Hi all, I host a number of Web sites under a CF7 installation, Win2003.

One site in particular is throwing not-found errors in response to certain search bot requests.

In the IIS log, I noticed that for these requests, the query part of the URL is part of cs-uri-stem field value, but is not in the cs-uri-query field where it belongs:

cs-uri-stem=                                               /index.cfm?template=24hour5.cfm

cs-uri-query=<blank>

instead of

cs-uri-stem=                                               /index.cfm

cs-uri-query=template=24hour5.cfm

Evidently something somewhere is interpreting the entire URL as a filename, instead of a file name and a query string. When CF tries to locate the file it is throwing a not-found error.

Maybe there is something weird about the question mark, but it looks normal to me.

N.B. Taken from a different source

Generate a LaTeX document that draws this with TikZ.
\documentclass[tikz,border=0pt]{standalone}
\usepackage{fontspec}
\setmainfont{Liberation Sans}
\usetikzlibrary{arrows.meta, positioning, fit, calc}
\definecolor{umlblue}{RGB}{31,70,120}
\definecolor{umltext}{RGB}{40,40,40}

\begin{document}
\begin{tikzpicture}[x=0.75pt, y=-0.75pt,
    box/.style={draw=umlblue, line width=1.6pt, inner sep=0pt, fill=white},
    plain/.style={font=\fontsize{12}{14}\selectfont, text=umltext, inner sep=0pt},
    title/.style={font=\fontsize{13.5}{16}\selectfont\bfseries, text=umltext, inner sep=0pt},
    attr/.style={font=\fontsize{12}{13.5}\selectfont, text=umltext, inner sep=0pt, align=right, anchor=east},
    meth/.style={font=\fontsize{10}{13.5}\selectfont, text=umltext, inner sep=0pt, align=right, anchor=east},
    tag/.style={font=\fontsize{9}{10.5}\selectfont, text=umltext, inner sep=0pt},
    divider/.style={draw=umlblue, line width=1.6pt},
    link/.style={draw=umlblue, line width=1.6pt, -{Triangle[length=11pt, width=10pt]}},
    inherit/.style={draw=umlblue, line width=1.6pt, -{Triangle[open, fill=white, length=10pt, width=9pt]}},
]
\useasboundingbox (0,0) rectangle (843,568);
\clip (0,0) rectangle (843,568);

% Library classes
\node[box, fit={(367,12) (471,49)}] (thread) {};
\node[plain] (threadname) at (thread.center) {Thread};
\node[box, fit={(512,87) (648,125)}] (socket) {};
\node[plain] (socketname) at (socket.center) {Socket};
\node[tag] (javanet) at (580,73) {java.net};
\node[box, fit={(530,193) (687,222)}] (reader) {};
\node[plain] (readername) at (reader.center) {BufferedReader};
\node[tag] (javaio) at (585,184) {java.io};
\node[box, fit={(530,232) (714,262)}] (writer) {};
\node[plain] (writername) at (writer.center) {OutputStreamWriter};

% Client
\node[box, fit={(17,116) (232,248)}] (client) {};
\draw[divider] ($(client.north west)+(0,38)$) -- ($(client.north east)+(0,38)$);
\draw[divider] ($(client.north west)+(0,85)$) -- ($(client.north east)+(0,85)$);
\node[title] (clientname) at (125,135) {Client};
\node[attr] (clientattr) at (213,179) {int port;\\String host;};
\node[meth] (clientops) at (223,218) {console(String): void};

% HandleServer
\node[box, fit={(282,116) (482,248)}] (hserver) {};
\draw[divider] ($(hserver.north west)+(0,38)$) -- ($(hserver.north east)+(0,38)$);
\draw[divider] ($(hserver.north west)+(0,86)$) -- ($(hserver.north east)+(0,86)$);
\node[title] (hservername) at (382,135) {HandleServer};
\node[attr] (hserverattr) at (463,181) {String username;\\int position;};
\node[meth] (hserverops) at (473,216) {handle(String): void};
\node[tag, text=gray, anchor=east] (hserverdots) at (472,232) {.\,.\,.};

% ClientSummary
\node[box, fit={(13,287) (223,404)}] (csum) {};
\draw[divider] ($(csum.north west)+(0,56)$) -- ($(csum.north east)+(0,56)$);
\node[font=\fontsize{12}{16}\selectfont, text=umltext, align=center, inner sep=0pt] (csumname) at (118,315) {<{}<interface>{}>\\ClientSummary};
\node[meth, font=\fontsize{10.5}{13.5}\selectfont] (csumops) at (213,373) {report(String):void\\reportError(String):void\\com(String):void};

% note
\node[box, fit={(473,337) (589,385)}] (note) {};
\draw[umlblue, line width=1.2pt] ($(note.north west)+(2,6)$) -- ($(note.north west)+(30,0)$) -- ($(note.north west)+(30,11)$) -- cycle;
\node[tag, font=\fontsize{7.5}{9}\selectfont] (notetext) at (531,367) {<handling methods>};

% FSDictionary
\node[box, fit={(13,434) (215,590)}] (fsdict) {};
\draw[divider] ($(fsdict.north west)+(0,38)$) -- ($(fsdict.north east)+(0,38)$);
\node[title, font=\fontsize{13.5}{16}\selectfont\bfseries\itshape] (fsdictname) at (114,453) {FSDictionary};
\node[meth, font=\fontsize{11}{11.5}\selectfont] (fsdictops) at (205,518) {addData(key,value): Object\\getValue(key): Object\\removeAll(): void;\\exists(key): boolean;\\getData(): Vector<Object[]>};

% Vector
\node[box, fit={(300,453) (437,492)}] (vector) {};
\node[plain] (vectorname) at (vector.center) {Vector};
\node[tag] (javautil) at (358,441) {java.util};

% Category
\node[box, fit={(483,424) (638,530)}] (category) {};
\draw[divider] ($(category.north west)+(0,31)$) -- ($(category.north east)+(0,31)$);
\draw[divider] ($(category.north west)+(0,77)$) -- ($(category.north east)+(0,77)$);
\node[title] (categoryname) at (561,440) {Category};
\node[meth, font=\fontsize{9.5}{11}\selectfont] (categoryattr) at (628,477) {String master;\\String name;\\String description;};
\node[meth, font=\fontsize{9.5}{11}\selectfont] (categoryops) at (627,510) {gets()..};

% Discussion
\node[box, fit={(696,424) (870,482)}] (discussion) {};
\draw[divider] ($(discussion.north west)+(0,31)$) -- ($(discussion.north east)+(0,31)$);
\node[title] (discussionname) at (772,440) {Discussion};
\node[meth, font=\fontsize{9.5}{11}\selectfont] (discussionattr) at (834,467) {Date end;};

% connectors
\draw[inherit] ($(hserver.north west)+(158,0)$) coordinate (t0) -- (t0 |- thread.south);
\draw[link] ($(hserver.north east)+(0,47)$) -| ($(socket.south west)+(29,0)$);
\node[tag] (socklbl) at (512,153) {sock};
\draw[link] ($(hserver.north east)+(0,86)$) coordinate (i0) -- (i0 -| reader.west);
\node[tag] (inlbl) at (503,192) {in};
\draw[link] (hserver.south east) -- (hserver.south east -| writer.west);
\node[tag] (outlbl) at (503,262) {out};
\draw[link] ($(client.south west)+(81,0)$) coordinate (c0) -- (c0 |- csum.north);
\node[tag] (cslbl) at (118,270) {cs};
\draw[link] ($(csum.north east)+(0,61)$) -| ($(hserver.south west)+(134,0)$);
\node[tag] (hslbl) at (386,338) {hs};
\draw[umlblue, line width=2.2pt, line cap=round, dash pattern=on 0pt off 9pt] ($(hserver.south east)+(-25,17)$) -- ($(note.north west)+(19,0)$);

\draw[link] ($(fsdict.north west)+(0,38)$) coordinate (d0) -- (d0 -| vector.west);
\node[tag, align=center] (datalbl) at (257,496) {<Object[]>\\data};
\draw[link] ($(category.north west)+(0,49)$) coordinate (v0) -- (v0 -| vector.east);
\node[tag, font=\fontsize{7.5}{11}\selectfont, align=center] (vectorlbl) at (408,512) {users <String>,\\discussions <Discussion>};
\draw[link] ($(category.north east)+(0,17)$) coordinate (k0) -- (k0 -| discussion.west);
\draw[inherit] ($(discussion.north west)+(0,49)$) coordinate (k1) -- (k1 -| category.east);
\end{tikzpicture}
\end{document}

I can't seem to stop this error, since it is occuring at the OS, IIS, CF or jrun layer. Does anyone have any idea what is going on here, and what I can do about it?

Thanks in advance.

Joe

    This topic has been closed for replies.

    1 reply

    Inspiring
    June 8, 2010

    Since the GET that is being sent to your server is coming from a bot, there is the possibility that it might have messed up part of the URL while constructing the HTTP request being sent to you.  Are all GETs from that bot like this, or just some of them?  Maybe it has stored (in error) a non-printing character as part of your domain name in its database. Try using a code editor that will display all characters, and use it to look at the IIS log file and examine what is actually in the stem field - particularly what is immediately preceeding the ? mark.  You could do the same in a short CF script that reads the IIS log file and then dumps out that line of the log file character by character along with the ASCII value.  As you say, there must be something that is causing IIS to mis-parse the URL, and maybe this will give you a lead.  Is it always the same bot?  If this is creating problems for your app and the bot's access isn't important to you, then you could try blocking it in robots.txt and see if that keeps it away.

    Hope this gives you some debugging ideas.

    joecopleyAuthor
    Inspiring
    June 9, 2010

    Hey Reed, thanks for responding.

    I have a Cf utility that parses logs, so I modifed it to print out the ASCII codes for each character. They look normal, as far as I can tell. The question mark has a code of 63 which is correct, and no non-alphabetic characters precede or follow.

    One interesting thing is that the stem being called is an index.cfm file, and the query string argument happens to be a template name, and it ends in .cfm. That's why it is making it all the way to CF, which chokes on it, instead of IIS logging a 404 error.

    Often an identifiable bot is requesting these bad URLs, though I have spotted another request with agent 'Mozilla/4.0.' I suspect that is some kind of automated scan. (I also see other requests with the same agent name, though a different IP, that look like errononeously URL-encoded requests. These get filtered by URLScan.)

    I don't know for sure is whether the specific clients that make these bad calls always make them them wrong way. They appear to. Most clients that access the site do so normally.

    I wonder if there could be something in the request header, perhaps that instructs IIS to expect a different charset than what is actually used, or something like that.